RIAA’s War on Piracy Comes to Browsers
The RIAA has long battled against the rising tide of Internet piracy and now brings its fight to a new stage by proposing a united front with search engines and Internet browsing companies such as Google and Microsoft. By developing a system through which links can be scanned for copyrighted material at the browser level, the browsers themselves could relay information about those links and the sites they originate from to the RIAA and other entities which could then pursue avenues to remove the content altogether. Additionally, the proposal would have search engines scrub their databases for “known infringing sites” so that users would not be able to easily access them.
First Look at the new iPhone 5s
With a beefed up processor that supports 64-bit architecture, Apple’s new iPhone 5s improves upon the iPhone 5 in many ways, some more subtle than others. While the new device boasts browser speeds up to twice as fast as the previous iteration, it may not be enough of a change to motivate owners of the previous generation just yet. However, the improvements being made in the hardware itself give a good impression of where Apple is planning to go with future iterations of the platform. You can find an incredibly in-depth analysis of the new features and benchmarks at AnandTech’s blog.
The Rise of the Linux Desktop
With the Linux-based Android operating system currently dominating the mobile device market, it comes as no surprise that Intel has seen a corresponding rise in Linux desktop systems as well. Google’s Chromebooks, which also operate on a Linux-based platform, are rapidly gaining popularity in the laptop market. For these reasons, Intel has shifted its focus towards Linux compatibility with its upcoming chipsets and will likely continue to support the system for the foreseeable future.
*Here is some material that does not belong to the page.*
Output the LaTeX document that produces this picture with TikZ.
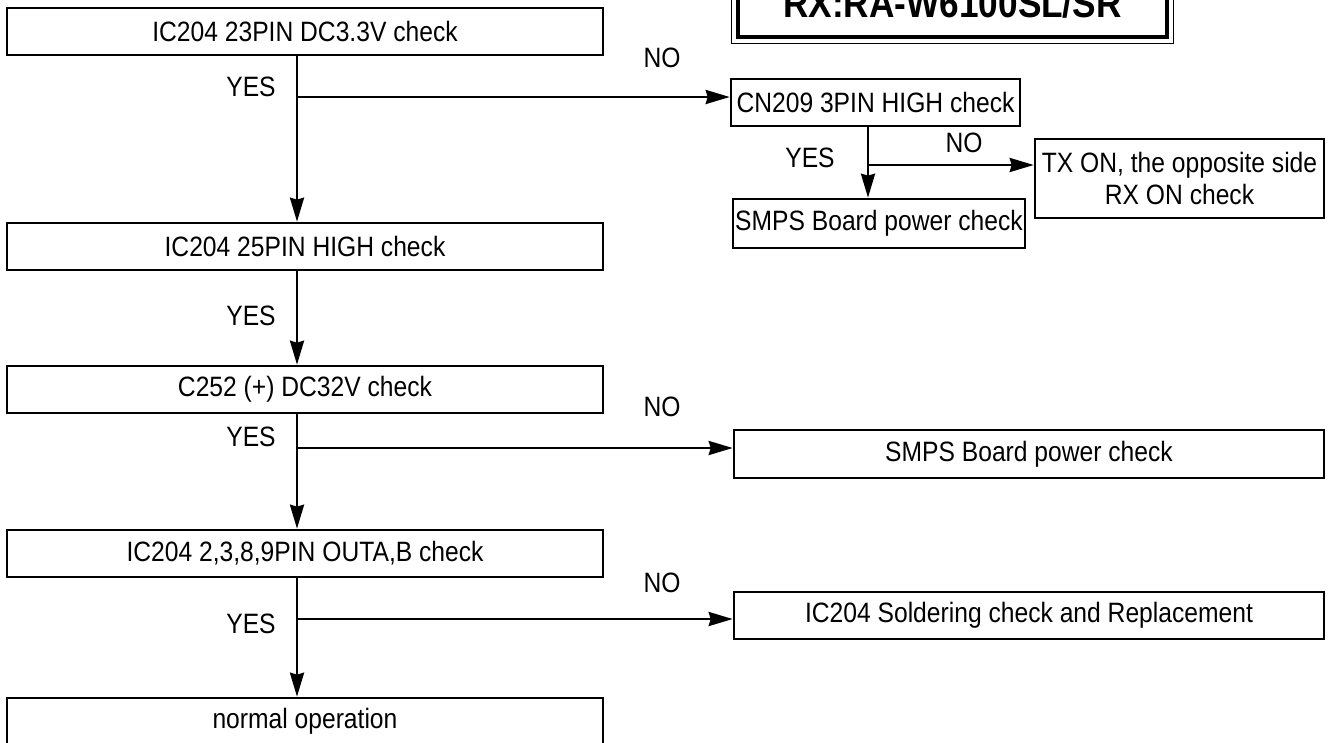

Google Tosses the Cookies with New Web Tracking System
Google is looking to redefine the business of online advertising with a proposed Internet tracking system called AdID which would replace the Internet browser cookies used today. “Cookies” are bits of data which are collected about a user’s browsing history, remembering passwords, or other miscellaneous details that can be read by certain systems to develop the user-specific targeted advertising commonly seen on places like Google, Facebook, and Amazon. With the AdID system, Google would have control over what entities could access the AdID data and, perhaps more importantly, how they could use it. This would give users a much greater level of Internet security and allow Google to more carefully control the content that reaches users of their Chrome browser.